Case Law Details

Case Name : Hajee A.P. Bava & Co. Vs Commissioner of Central Excise (CESTAT Delhi)
Appeal Number : Appeal No. ST/2211 OF 2012
Date of Judgement/Order : 09/11/2013
Related Assessment Year :
Courts : All CESTAT (691) CESTAT Delhi (243)


Hajee A.P. Bava & Co.


Commissioner of Central Excise

FINAL ORDER NO. 55192 OF 2013

STAY ORDER NO. 55385 OF 2013


APPEAL NO. ST/2211 OF 2012



D.N. Panda, Judicial Member – Heard this matter extensively.

2. When page 6 of the show cause notice making reference to IAR-52/09, not filed earlier by appellant was provided in the course of hearing that enabled to appreciate contention of both sides. The report forming part of paper book of Appeal folder No. 2212 of 2012 by the appellant having relevance to the present Appeal No. 2211 of 2011, that was referred to.

3. Para 3 of the IAR deals with service tax demand of Rs. 83,48,183/- which is subject matter of this appeal. Relevant part of the said audit report for the purpose of present order is extracted as under:-

“During the course of audit it was found that the assessee is providing fabrication, erection & commissioning services as per contract made with the different service receiver. On perusal of contract it was found that as per terms & conditions of contract the assessee is receiving advance payment from the service receiver for the service to be provided. The said advance payment is being adjusted against the bills raised by the assessee in subsequent period. However, they are not paying service tax on the said advance payment on due dates. Whereas as per section 67 of the Finance Act, 1994, and rule 6 of Service Tax Rules, 1994, they are liable to pay service tax on the advance payment on the 5th day of the month immediately following the quarter in which the payments are received, towards the value of taxable services.” (Emphasis supplied)

4. The contention of the appellant is that the advances appearing under different categories at page 7 of the show cause notice (forming part of paper book of Appeal folder No. 2211/2012), in the cause of execution of contract resulting in provision of taxable service have been adjusted to characterise the same as receipt from taxable service and that has suffered tax. But such proposition was not acceptable to Revenue in absence of proper reconciliation. That confused both the sides. But from para 3 of the show cause notice itself (Ref: page 12 of the appeal paper book of E/2212/2012) it appears that Revenue was aware that the advances were adjusted by the assessee subsequently. Revenue’s only anxiety is that whether the advances giving raise to tax demand of Rs. 83,48,189/- has really suffered tax in subsequent period and disclosed in service tax returns filed. To contend so Revenue gets support of Section 67(3) of the Finance Act, 1994 and submits that gross amount charged for taxable service provided includes any amount received towards providing such taxable service before, during or after provision thereof. It appears that Revenue has correctly conceived that amount attributable to taxable service even received in advance should not escape taxation in terms of provision of section 67(3) of the Finance Act, 1994.

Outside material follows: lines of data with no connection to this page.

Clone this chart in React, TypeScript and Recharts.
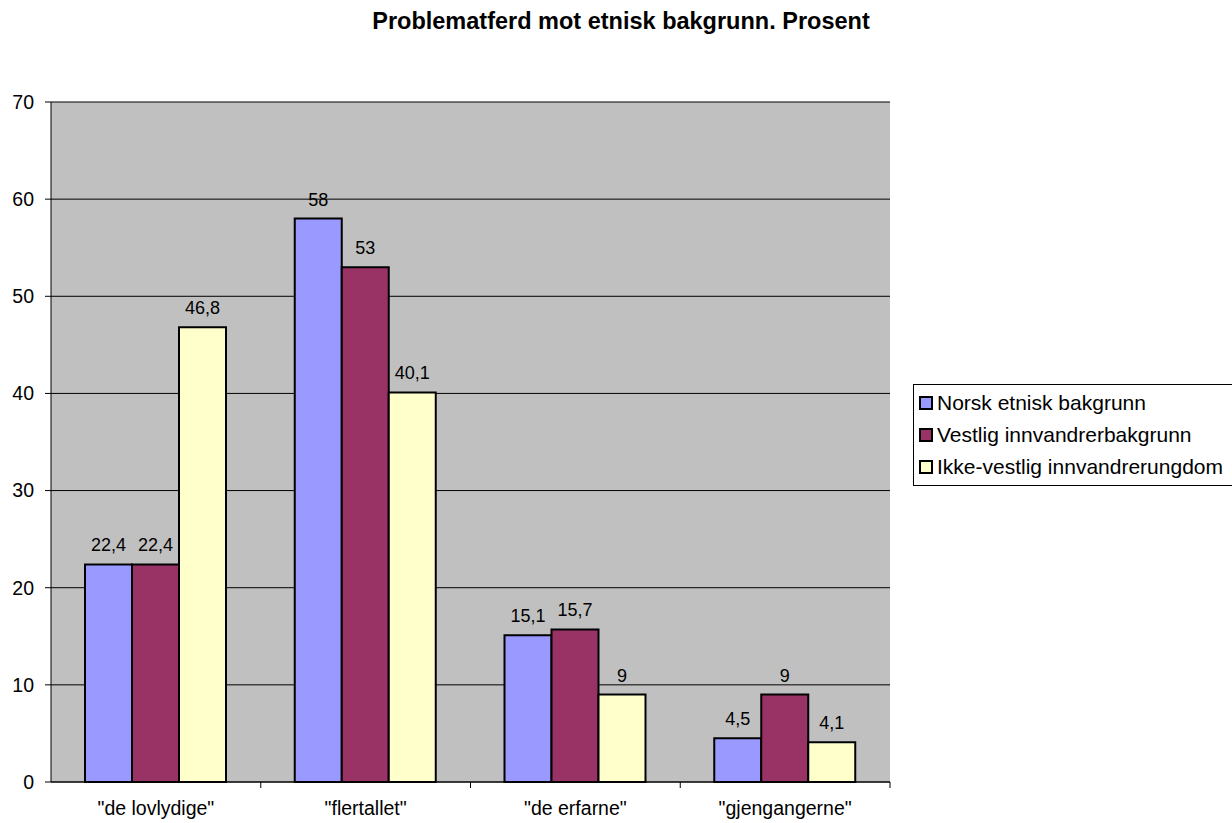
import React from "react";
import { BarChart, Bar, XAxis, YAxis, CartesianGrid, LabelList } from "recharts";

const categories = ['"de lovlydige"', '"flertallet"', '"de erfarne"', '"gjengangerne"'];
const norsk = [22.4, 58, 15.1, 4.5];
const vestlig = [22.4, 53, 15.7, 9];
const ikkeVestlig = [46.8, 40.1, 9, 4.1];
const yTicks = [0, 10, 20, 30, 40, 50, 60, 70];
const seriesNames = ["Norsk etnisk bakgrunn", "Vestlig innvandrerbakgrunn", "Ikke-vestlig innvandrerungdom"];
const seriesColors = ["#9999FF", "#993366", "#FFFFCC"];

const data = categories.map((c, i) => ({
  cat: c,
  norsk: norsk[i],
  vestlig: vestlig[i],
  ikke: ikkeVestlig[i],
}));

const W = 1232;
const H = 823;
const M = { top: 102, right: 342, bottom: 0, left: 0 };
const YW = 51;
const XH = 41;
const PLOT_W = W - M.left - M.right - YW;
const CAT_W = PLOT_W / categories.length;
const FONT = "Liberation Sans, Arial, sans-serif";

const fmt = (v: number) => String(v).replace(".", ",");

const CatTick = (props: any) => {
  const { x, y, payload, index } = props;
  const half = CAT_W / 2;
  return (
    <g>
      {index > 0 && <line x1={x - half} x2={x - half} y1={y - 8} y2={y - 2} stroke="#000" strokeWidth={1} />}
      {index === categories.length - 1 && (
        <line x1={x + half} x2={x + half} y1={y - 8} y2={y - 2} stroke="#000" strokeWidth={1} />
      )}
      <text x={x} y={y + 25} textAnchor="middle" fontSize={19.5} fontFamily={FONT} fill="#000">
        {payload.value}
      </text>
    </g>
  );
};

const LegendBox = () => (
  <div
    style={{
      position: "absolute",
      left: 913,
      top: 384,
      border: "1px solid #000",
      background: "#fff",
      padding: "2px 0 2px 5px",
      fontFamily: FONT,
      fontSize: 21,
      width: 340,
      boxSizing: "border-box",
    }}
  >
    {seriesNames.map((n, i) => (
      <div key={n} style={{ display: "flex", alignItems: "center", height: 32 }}>
        <span
          style={{
            display: "inline-block",
            width: 10,
            height: 10,
            border: "2px solid #000",
            background: seriesColors[i],
            marginRight: 4,
            flexShrink: 0,
          }}
        />
        <span style={{ whiteSpace: "nowrap" }}>{n}</span>
      </div>
    ))}
  </div>
);

const labelStyle = { fontSize: 18, fontFamily: FONT, fill: "#000" };

export default function App() {
  return (
    <div style={{ position: "absolute", left: 0, top: 0, width: W, height: H, background: "#fff", overflow: "hidden" }}>
      <div
        style={{
          position: "absolute",
          left: 0,
          width: 1242,
          top: 8,
          textAlign: "center",
          fontFamily: FONT,
          fontWeight: "bold",
          fontSize: 23.5,
          whiteSpace: "nowrap",
        }}
      >
        Problematferd mot etnisk bakgrunn. Prosent
      </div>
      <BarChart width={W} height={H} data={data} margin={M} barCategoryGap={34} barGap={0}>
        <CartesianGrid vertical={false} fill="#C0C0C0" stroke="#000" strokeWidth={1} fillOpacity={1} />
        <XAxis
          dataKey="cat"
          height={XH}
          axisLine={{ stroke: "#000", strokeWidth: 1 }}
          tickLine={false}
          tick={<CatTick />}
          interval={0}
        />
        <XAxis
          xAxisId="top"
          dataKey="cat"
          orientation="top"
          height={0}
          tick={false}
          tickLine={false}
          axisLine={{ stroke: "#808080", strokeWidth: 2 }}
        />
        <YAxis
          domain={[0, 70]}
          ticks={yTicks}
          width={YW}
          axisLine={{ stroke: "#000", strokeWidth: 1 }}
          tickLine={{ stroke: "#000" }}
          tickSize={6}
          tickMargin={11}
          tick={{ fontSize: 19.5, fontFamily: FONT, fill: "#000" }}
        />
        <YAxis
          yAxisId="right"
          orientation="right"
          domain={[0, 70]}
          width={0}
          tick={false}
          tickLine={false}
          axisLine={{ stroke: "#808080", strokeWidth: 2 }}
        />
        <Bar dataKey="norsk" name={seriesNames[0]} fill={seriesColors[0]} stroke="#000" strokeWidth={2} isAnimationActive={false}>
          <LabelList dataKey="norsk" position="top" offset={13} formatter={(v: any) => fmt(v)} style={labelStyle} />
        </Bar>
        <Bar dataKey="vestlig" name={seriesNames[1]} fill={seriesColors[1]} stroke="#000" strokeWidth={2} isAnimationActive={false}>
          <LabelList dataKey="vestlig" position="top" offset={13} formatter={(v: any) => fmt(v)} style={labelStyle} />
        </Bar>
        <Bar dataKey="ikke" name={seriesNames[2]} fill={seriesColors[2]} stroke="#000" strokeWidth={2} isAnimationActive={false}>
          <LabelList dataKey="ikke" position="top" offset={13} formatter={(v: any) => fmt(v)} style={labelStyle} />
        </Bar>
      </BarChart>
      <LegendBox />
    </div>
  );
}
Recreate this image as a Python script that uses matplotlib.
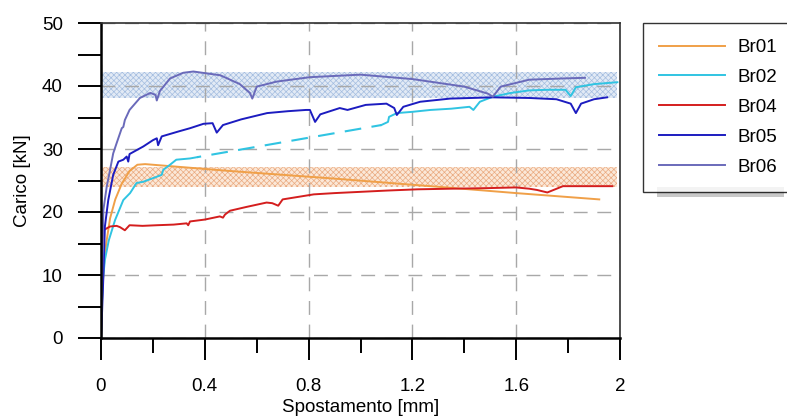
import numpy as np
import matplotlib
matplotlib.use("Agg")
import matplotlib.pyplot as plt
from matplotlib.patches import Rectangle

plt.rcParams['font.family'] = ['Liberation Sans', 'DejaVu Sans']
plt.rcParams['font.size'] = 13.5
plt.rcParams['hatch.linewidth'] = 0.5

# ---- data ----
br01_x = [0, 0.004, 0.01, 0.02, 0.035, 0.055, 0.08, 0.11, 0.14, 0.17, 0.5, 0.9, 1.3, 1.6, 1.92]
br01_y = [0, 6, 11, 15, 19, 22, 24.5, 26.5, 27.5, 27.6, 26.5, 25.3, 24.0, 23.0, 22.0]

br02_x = [0, 0.003, 0.008, 0.015, 0.03, 0.054, 0.086, 0.112, 0.137, 0.163, 0.215, 0.234,
          0.24, 0.266, 0.29, 0.343, 0.37]
br02_y = [0, 5, 9.5, 12.4, 15.5, 18.7, 21.9, 23.0, 24.6, 24.8, 25.6, 25.9,
          26.7, 27.5, 28.3, 28.5, 28.7]
br02_gap_x = [0.37, 1.08]
br02_gap_y = [28.7, 33.8]
br02_end_x = [1.08, 1.106, 1.11, 1.14, 1.2, 1.27, 1.35, 1.42, 1.435, 1.46, 1.51, 1.58,
              1.65, 1.72, 1.79, 1.81, 1.83, 1.9, 1.99]
br02_end_y = [33.8, 34.3, 35.1, 35.7, 35.9, 36.2, 36.4, 36.7, 36.2, 37.5, 38.3, 38.9,
              39.3, 39.4, 39.4, 38.4, 39.8, 40.3, 40.6]

br04_x = [0, 0.002, 0.004, 0.009, 0.035, 0.06, 0.073, 0.092, 0.11, 0.16, 0.215, 0.28,
          0.33, 0.336, 0.343, 0.40, 0.458, 0.47, 0.478, 0.497, 0.56, 0.638, 0.66, 0.683,
          0.70, 0.76, 0.82, 0.9, 1.0, 1.1, 1.22, 1.35, 1.5, 1.6, 1.65, 1.68, 1.72, 1.75,
          1.78, 1.85, 1.97]
br04_y = [0, 9, 14, 17.1, 17.7, 17.8, 17.6, 17.1, 17.9, 17.8, 17.9, 18.0,
          18.2, 17.9, 18.5, 18.8, 19.3, 19.1, 19.6, 20.2, 20.8, 21.5, 21.4, 21.0,
          22.0, 22.4, 22.8, 23.0, 23.2, 23.4, 23.6, 23.7, 23.8, 23.9, 23.7, 23.5, 23.1, 23.6,
          24.1, 24.1, 24.1]

br05_x = [0, 0.003, 0.009, 0.015, 0.028, 0.047, 0.067, 0.086, 0.099, 0.105, 0.11, 0.163,
          0.20, 0.215, 0.22, 0.234, 0.30, 0.343, 0.395, 0.43, 0.446, 0.47, 0.54, 0.64,
          0.72, 0.79, 0.805, 0.825, 0.845, 0.92, 0.95, 1.02, 1.10, 1.13, 1.14, 1.165,
          1.23, 1.345, 1.51, 1.65, 1.755, 1.81, 1.83, 1.85, 1.90, 1.95]
br05_y = [0, 2.9, 9.7, 17.7, 21.9, 25.9, 28.0, 28.3, 28.8, 28.0, 29.2, 30.4,
          31.4, 31.7, 30.6, 32.0, 32.8, 33.3, 34.0, 34.1, 32.6, 33.8, 34.7, 35.7,
          36.0, 36.2, 36.2, 34.3, 35.5, 36.5, 36.2, 37.0, 37.2, 36.5, 35.4, 36.7,
          37.5, 38.0, 38.2, 38.1, 37.9, 37.2, 35.7, 37.2, 37.9, 38.2]

br06_x = [0, 0.003, 0.009, 0.022, 0.035, 0.047, 0.06, 0.08, 0.086, 0.092, 0.11, 0.15,
          0.19, 0.21, 0.215, 0.227, 0.266, 0.317, 0.356, 0.46, 0.535, 0.574, 0.583, 0.60,
          0.677, 0.805, 1.0, 1.20, 1.40, 1.49, 1.51, 1.54, 1.65, 1.78, 1.865]
br06_y = [0, 6, 20.3, 24, 26.7, 29.3, 30.9, 33.3, 33.5, 34.6, 36.2, 38.1,
          38.9, 38.6, 37.7, 39.2, 41.2, 42.1, 42.3, 41.7, 40.3, 38.9, 38.0, 39.9,
          40.7, 41.4, 41.8, 41.1, 39.9, 38.8, 38.3, 39.9, 41.0, 41.2, 41.3]

band_x = [0, 1.99]
band_blue = [38.1, 42.2]
band_orange = [24.0, 27.1]

labels = ['Br01', 'Br02', 'Br04', 'Br05', 'Br06']
colors = ['#F0A048', '#30C4E2', '#D41E1E', '#1C1CC0', '#6A6ABA']
xticks = [0, 0.4, 0.8, 1.2, 1.6, 2.0]
xticklabels = ['0', '0.4', '0.8', '1.2', '1.6', '2']
yticks = [0, 10, 20, 30, 40, 50]

# ---- figure ----
fig = plt.figure(figsize=(7.87, 4.18), dpi=100)
ax = fig.add_axes([101/787, 80/418, 519/787, 315/418])

ax.fill_between(band_x, band_blue[0], band_blue[1], facecolor='#e2eaf5',
                edgecolor='#a4bde0', hatch='xxxxxx', linewidth=0, zorder=0.3)
ax.fill_between(band_x, band_orange[0], band_orange[1], facecolor='#fbe8d8',
                edgecolor='#eaaa80', hatch='xxxxxx', linewidth=0, zorder=0.3)

lw = 1.4
ax.plot(br01_x, br01_y, color=colors[0], lw=lw, label=labels[0])
ax.plot(br02_x, br02_y, color=colors[1], lw=lw, label=labels[1])
ax.plot(br02_gap_x, br02_gap_y, color=colors[1], lw=1.5, ls=(6, (8, 5)))
ax.plot(br02_end_x, br02_end_y, color=colors[1], lw=lw)
ax.plot(br04_x, br04_y, color=colors[2], lw=lw, label=labels[2])
ax.plot(br05_x, br05_y, color=colors[3], lw=lw, label=labels[3])
ax.plot(br06_x, br06_y, color=colors[4], lw=lw, label=labels[4])

ax.set_xlim(0, 2)
ax.set_ylim(0, 50)
ax.set_xticks(xticks)
ax.set_xticklabels(xticklabels)
ax.set_xticks([0.2, 0.6, 1.0, 1.4, 1.8], minor=True)
ax.set_yticks(yticks)
ax.set_yticks([5, 15, 25, 35, 45], minor=True)

ax.tick_params(axis='x', which='major', direction='out', length=16, width=1.4, pad=13)
ax.tick_params(axis='x', which='minor', direction='out', length=11, width=1.4)
ax.tick_params(axis='y', which='both', direction='out', length=16.5, width=1.4, pad=11)

ax.set_axisbelow(True)
ax.grid(True, which='major', color='#a8a8a8', ls=(0, (10, 7)), lw=1.0)
for sp in ['left', 'bottom']:
    ax.spines[sp].set_linewidth(1.8)
for sp in ['top', 'right']:
    ax.spines[sp].set_linewidth(1.2)
    ax.spines[sp].set_color('#303030')

ax.set_xlabel('Spostamento [mm]', labelpad=3)
ax.set_ylabel('Carico [kN]', labelpad=8)

# legend with shadow strip
fig.patches.append(Rectangle((657/787, (418-197)/418), (784-657)/787, 10/418,
                             transform=fig.transFigure, facecolor='#c8c8c8',
                             edgecolor='none', zorder=0))
leg = fig.legend(loc='upper left', bbox_to_anchor=(643/787, 1 - 23/418),
                 frameon=True, fancybox=False, shadow=False, handlelength=3.5,
                 handletextpad=0.7, labelspacing=0.68, borderpad=0.85, borderaxespad=0)
leg.get_frame().set_edgecolor('black')
leg.get_frame().set_linewidth(1.0)

fig.savefig('out.png', dpi=100)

5. From various documents enclosed to paper book it exhibits that the appellant has made effort to satisfy the authority below making reconciliation of the advance received with adjustment thereof towards taxable service received in future. But that does not pin point in which year and under which head that was adjusted filing returns under Finance Act, 1994. Although contain documents appear in pages 22 to 26 of the paper book in Appeal No. 2211/2012 that needs thorough scrutiny. What that is required is that both sides should make effort to reconcile with reference to receipt and disclosure in the returns of relevant year to reach to a rational conclusion in respect of the amounts stated at page 7 of the show cause notice. If any of the part of the advance attributable to taxable service and that did not form part of returns filed subsequently that amount shall be brought to tax without escapement. Law does not permit postponement of liability because of specific provision under section 67(3) of the Finance Act. To such proposition of law, appellant says that for the default, appellant shall compensate Revenue with interest. But learned Adjudicating Authority shall take appropriate decision in the matter since we propose to remand the matter for proper reconciliation to serve interest of justice and we do not express any opinion on the consequence or postponement of liability by Appellant.

6. We dispose of the stay application and send the matter back to the ld. adjudicating authority to fix the date of hearing as expeditiously as possible. As we find the reconciliation statement forming part of the paper book, it would be preferable for the revenue to send copies thereof to the ld. Adjudicating Authority for his assistance and verification and to ascertain whether that formed part of his record and complete the readjudication.

7. Keeping the matter open for argument on the facts and law, appellant shall get proper opportunity of hearing. At this stage, revenue says that what that has not suffered tax, Revenue shall tax the same in readjudication proceedings, since the show cause notice has proposed appropriate taxation. We have no difference to such a proposition.